There are other, smaller things.  The dues structures (I know we aren't supposed to call them that but that is what they are...dues) are very different.  The UUA costs a whole lot more than the UCC.  Also, multi-denominational churches are usually asked to report only their "denominational" members rather than their membership.  Why?  Dues collection.  It makes one think we are only loved for our money.  It also conveys the message that we are in some way "struggling" when often we are not.  This situation is changing already, but I bet 30 minutes of conversation could get us a nice uniform system, don't you think?

Finally, how about inviting us in for a chat?  Again, I am not just talking about the UUA/UCC churches but the ones in those other categories.  It would be nice to meet everyone.   We could share best practices.  Churches like ours are a hybrid of sorts which makes them hard to serve on the extra-congregational level.  This is partly because we resist easy"branding".  I think, though, that it would be in the best interest of all concerned if we gave a little thought to how we can work together in the future.

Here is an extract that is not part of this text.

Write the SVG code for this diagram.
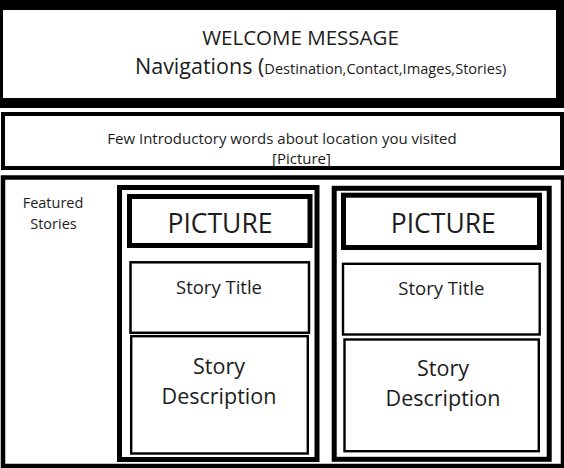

Here is that link to a nice, detailed UUWorld article.  There are some allusions to what I have been writing about here.  I should not that I started this post before I read the article...

1 comment:

  1. Good post, Adam, but in some cases Christology will always matter. For Arian Unitarians and Trinitarian Universalists, the UCC might be a good fit. For us Socinians, not so much. Likewise, many UCC constituent congregations trace their roots to much more salvation-oriented, hell-fearing/God-fearing theologies that united with New England's more liberal Congregationalists to protect their independent polity.

    You do well, however, to remind us that there is a solid overlapping group, albeit small, for which these conversations can bear fruit.